Problem description: Make an exact transcription of the material, leaving out all images.

Information provided:
-*-*-

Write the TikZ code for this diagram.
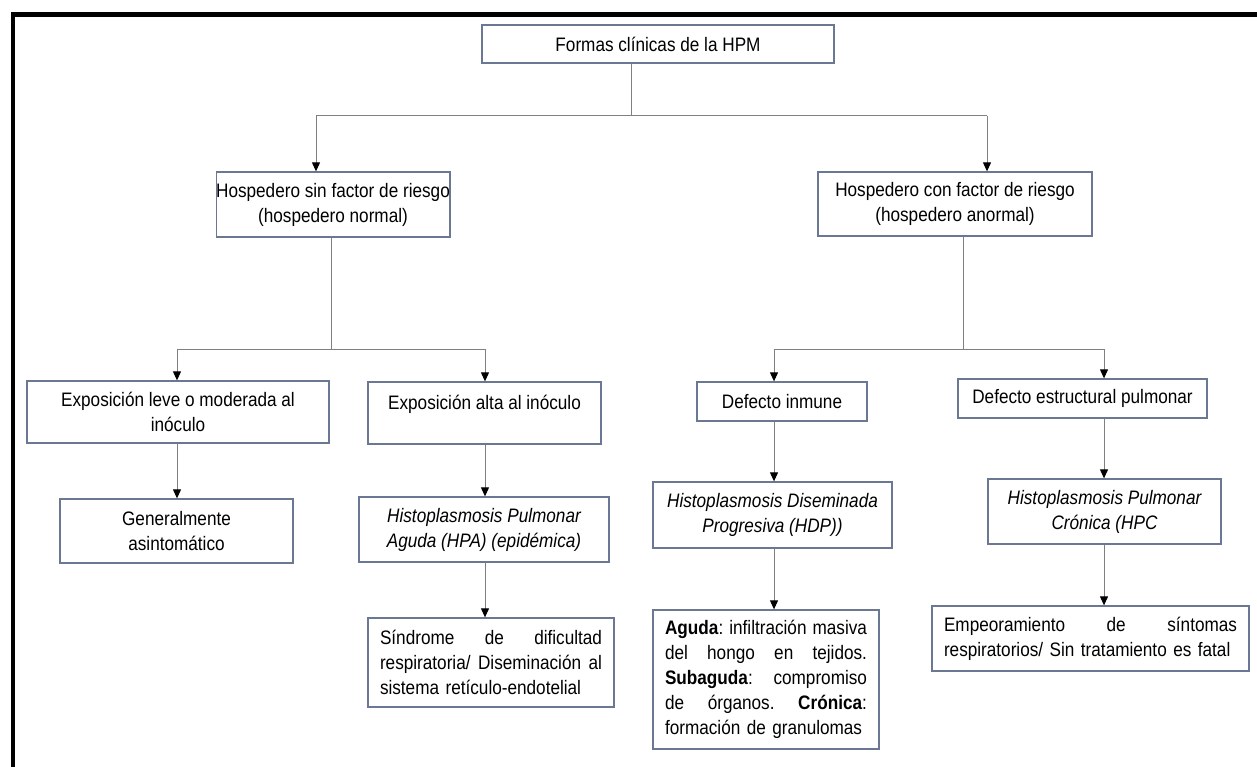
\documentclass[tikz,border=0pt]{standalone}
\usepackage{fontspec}
\setmainfont{Liberation Sans}[FakeStretch=0.88]
\usetikzlibrary{arrows.meta,positioning}
\definecolor{borde}{HTML}{6A7893}
\definecolor{gris}{HTML}{808080}
\newcommand{\llena}[1]{\noindent\hbox to \hsize{\spaceskip=0pt\xspaceskip=0pt #1}}

\begin{document}
\frenchspacing
\begin{tikzpicture}[x=1pt, y=-1pt,
    caja/.style={draw=borde, line width=1.3pt, fill=white, inner sep=0pt, align=center,
        font=\fontsize{19.5}{25}\selectfont},
    texto/.style={caja, align=left, inner xsep=12pt},
    linea/.style={draw=gris, line width=1pt},
    flecha/.style={linea, -{Triangle[width=8pt,length=9pt,color=black]}}]
    \useasboundingbox (0,0) rectangle (1257,767);
    \draw[line width=4.5pt] (13,767) -- (13,14.5) -- (1257,14.5);

    \node[caja, minimum width=352pt, minimum height=38pt] (raiz) at (658,44) {Formas clínicas de la HPM};

    \node[caja, minimum width=224pt, minimum height=65pt] (hsin) at (333,204.5) {Hospedero sin factor de riesgo\\(hospedero normal)};
    \node[caja, minimum width=274pt, minimum height=64pt] (hcon) at (955,204) {Hospedero con factor de riesgo\\(hospedero anormal)};

    \node[caja, minimum width=302pt, minimum height=62pt] (leve) at (178,412) {Exposición leve o moderada al\\inóculo};
    \node[caja, minimum width=233pt, minimum height=62pt] (alta) at (484.5,413) {Exposición alta al inóculo\\[-12pt]\strut};
    \node[caja, minimum width=170pt, minimum height=39pt] (inmune) at (782,401.5) {Defecto inmune};
    \node[caja, minimum width=249pt, minimum height=39pt] (estr) at (1082.5,398.5) {Defecto estructural pulmonar};

    \node[caja, minimum width=233pt, minimum height=64pt] (gen) at (176.5,531) {Generalmente\\asintomático};
    \node[caja, minimum width=250pt, minimum height=65pt] (hpa) at (484,529.5) {\itshape Histoplasmosis Pulmonar\\\itshape Aguda (HPA) (epidémica)};
    \node[caja, minimum width=239pt, minimum height=66pt] (hdp) at (772.5,515) {\itshape Histoplasmosis Diseminada\\\itshape Progresiva (HDP))};
    \node[caja, minimum width=233pt, minimum height=65pt] (hpc) at (1104.5,511.5) {\itshape Histoplasmosis Pulmonar\\\itshape Crónica (HPC};

    \node[texto, text width=222pt, minimum height=89pt] (sind) at (491,662.5)
        {\llena{Síndrome de dificultad}\\\llena{respiratoria/ Diseminación al}\\sistema retículo-endotelial};
    \node[texto, text width=202pt, minimum height=139pt] (aguda) at (766,679.5)
        {\llena{\textbf{Aguda}: infiltración masiva}\\\llena{del hongo en tejidos.}\\\llena{\textbf{Subaguda}: compromiso}\\\llena{de órganos. \textbf{Crónica}:}\\formación de granulomas};
    \node[texto, text width=293pt, minimum height=65pt] (empeor) at (1090.5,638.5)
        {\llena{Empeoramiento de síntomas}\\respiratorios/ Sin tratamiento es fatal};

    % ramas
    \coordinate (r0) at (631,116);
    \coordinate (r1) at (316,116);
    \coordinate (r2) at (987,116);
    \coordinate (s0) at (331,349);
    \coordinate (s1) at (177,349);
    \coordinate (s2) at (485,349);
    \coordinate (c0) at (963,349);
    \coordinate (c1) at (774,349);
    \coordinate (c2) at (1104,349);

    \draw[linea] (raiz.south -| r0) -- (r0);
    \draw[linea] (r1) -- (r2);
    \draw[flecha] (r1) -- (r1 |- hsin.north);
    \draw[flecha] (r2) -- (r2 |- hcon.north);

    \draw[linea] (hsin.south -| s0) -- (s0);
    \draw[linea] (s1) -- (s2);
    \draw[flecha] (s1) -- (s1 |- leve.north);
    \draw[flecha] (s2) -- (s2 |- alta.north);

    \draw[linea] (hcon.south -| c0) -- (c0);
    \draw[linea] (c1) -- (c2);
    \draw[flecha] (c1) -- (c1 |- inmune.north);
    \draw[flecha] (c2) -- (c2 |- estr.north);

    \draw[flecha] (leve.south -| s1) -- (gen.north -| s1);
    \draw[flecha] (alta.south -| s2) -- (hpa.north -| s2);
    \draw[flecha] (hpa.south -| s2) -- (sind.north -| s2);
    \draw[flecha] (inmune.south -| c1) -- (hdp.north -| c1);
    \draw[flecha] (hdp.south -| c1) -- (aguda.north -| c1);
    \draw[flecha] (estr.south -| c2) -- (hpc.north -| c2);
    \draw[flecha] (hpc.south -| c2) -- (empeor.north -| c2);
\end{tikzpicture}
\end{document}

-*-*-

Full solution:
Write the TikZ code for this diagram.
\documentclass[tikz,border=0pt]{standalone}
\usepackage{fontspec}
\setmainfont{Liberation Sans}[FakeStretch=0.88]
\usetikzlibrary{arrows.meta,positioning}
\definecolor{borde}{HTML}{6A7893}
\definecolor{gris}{HTML}{808080}
\newcommand{\llena}[1]{\noindent\hbox to \hsize{\spaceskip=0pt\xspaceskip=0pt #1}}

\begin{document}
\frenchspacing
\begin{tikzpicture}[x=1pt, y=-1pt,
    caja/.style={draw=borde, line width=1.3pt, fill=white, inner sep=0pt, align=center,
        font=\fontsize{19.5}{25}\selectfont},
    texto/.style={caja, align=left, inner xsep=12pt},
    linea/.style={draw=gris, line width=1pt},
    flecha/.style={linea, -{Triangle[width=8pt,length=9pt,color=black]}}]
    \useasboundingbox (0,0) rectangle (1257,767);
    \draw[line width=4.5pt] (13,767) -- (13,14.5) -- (1257,14.5);

    \node[caja, minimum width=352pt, minimum height=38pt] (raiz) at (658,44) {Formas clínicas de la HPM};

    \node[caja, minimum width=224pt, minimum height=65pt] (hsin) at (333,204.5) {Hospedero sin factor de riesgo\\(hospedero normal)};
    \node[caja, minimum width=274pt, minimum height=64pt] (hcon) at (955,204) {Hospedero con factor de riesgo\\(hospedero anormal)};

    \node[caja, minimum width=302pt, minimum height=62pt] (leve) at (178,412) {Exposición leve o moderada al\\inóculo};
    \node[caja, minimum width=233pt, minimum height=62pt] (alta) at (484.5,413) {Exposición alta al inóculo\\[-12pt]\strut};
    \node[caja, minimum width=170pt, minimum height=39pt] (inmune) at (782,401.5) {Defecto inmune};
    \node[caja, minimum width=249pt, minimum height=39pt] (estr) at (1082.5,398.5) {Defecto estructural pulmonar};

    \node[caja, minimum width=233pt, minimum height=64pt] (gen) at (176.5,531) {Generalmente\\asintomático};
    \node[caja, minimum width=250pt, minimum height=65pt] (hpa) at (484,529.5) {\itshape Histoplasmosis Pulmonar\\\itshape Aguda (HPA) (epidémica)};
    \node[caja, minimum width=239pt, minimum height=66pt] (hdp) at (772.5,515) {\itshape Histoplasmosis Diseminada\\\itshape Progresiva (HDP))};
    \node[caja, minimum width=233pt, minimum height=65pt] (hpc) at (1104.5,511.5) {\itshape Histoplasmosis Pulmonar\\\itshape Crónica (HPC};

    \node[texto, text width=222pt, minimum height=89pt] (sind) at (491,662.5)
        {\llena{Síndrome de dificultad}\\\llena{respiratoria/ Diseminación al}\\sistema retículo-endotelial};
    \node[texto, text width=202pt, minimum height=139pt] (aguda) at (766,679.5)
        {\llena{\textbf{Aguda}: infiltración masiva}\\\llena{del hongo en tejidos.}\\\llena{\textbf{Subaguda}: compromiso}\\\llena{de órganos. \textbf{Crónica}:}\\formación de granulomas};
    \node[texto, text width=293pt, minimum height=65pt] (empeor) at (1090.5,638.5)
        {\llena{Empeoramiento de síntomas}\\respiratorios/ Sin tratamiento es fatal};

    % ramas
    \coordinate (r0) at (631,116);
    \coordinate (r1) at (316,116);
    \coordinate (r2) at (987,116);
    \coordinate (s0) at (331,349);
    \coordinate (s1) at (177,349);
    \coordinate (s2) at (485,349);
    \coordinate (c0) at (963,349);
    \coordinate (c1) at (774,349);
    \coordinate (c2) at (1104,349);

    \draw[linea] (raiz.south -| r0) -- (r0);
    \draw[linea] (r1) -- (r2);
    \draw[flecha] (r1) -- (r1 |- hsin.north);
    \draw[flecha] (r2) -- (r2 |- hcon.north);

    \draw[linea] (hsin.south -| s0) -- (s0);
    \draw[linea] (s1) -- (s2);
    \draw[flecha] (s1) -- (s1 |- leve.north);
    \draw[flecha] (s2) -- (s2 |- alta.north);

    \draw[linea] (hcon.south -| c0) -- (c0);
    \draw[linea] (c1) -- (c2);
    \draw[flecha] (c1) -- (c1 |- inmune.north);
    \draw[flecha] (c2) -- (c2 |- estr.north);

    \draw[flecha] (leve.south -| s1) -- (gen.north -| s1);
    \draw[flecha] (alta.south -| s2) -- (hpa.north -| s2);
    \draw[flecha] (hpa.south -| s2) -- (sind.north -| s2);
    \draw[flecha] (inmune.south -| c1) -- (hdp.north -| c1);
    \draw[flecha] (hdp.south -| c1) -- (aguda.north -| c1);
    \draw[flecha] (estr.south -| c2) -- (hpc.north -| c2);
    \draw[flecha] (hpc.south -| c2) -- (empeor.north -| c2);
\end{tikzpicture}
\end{document}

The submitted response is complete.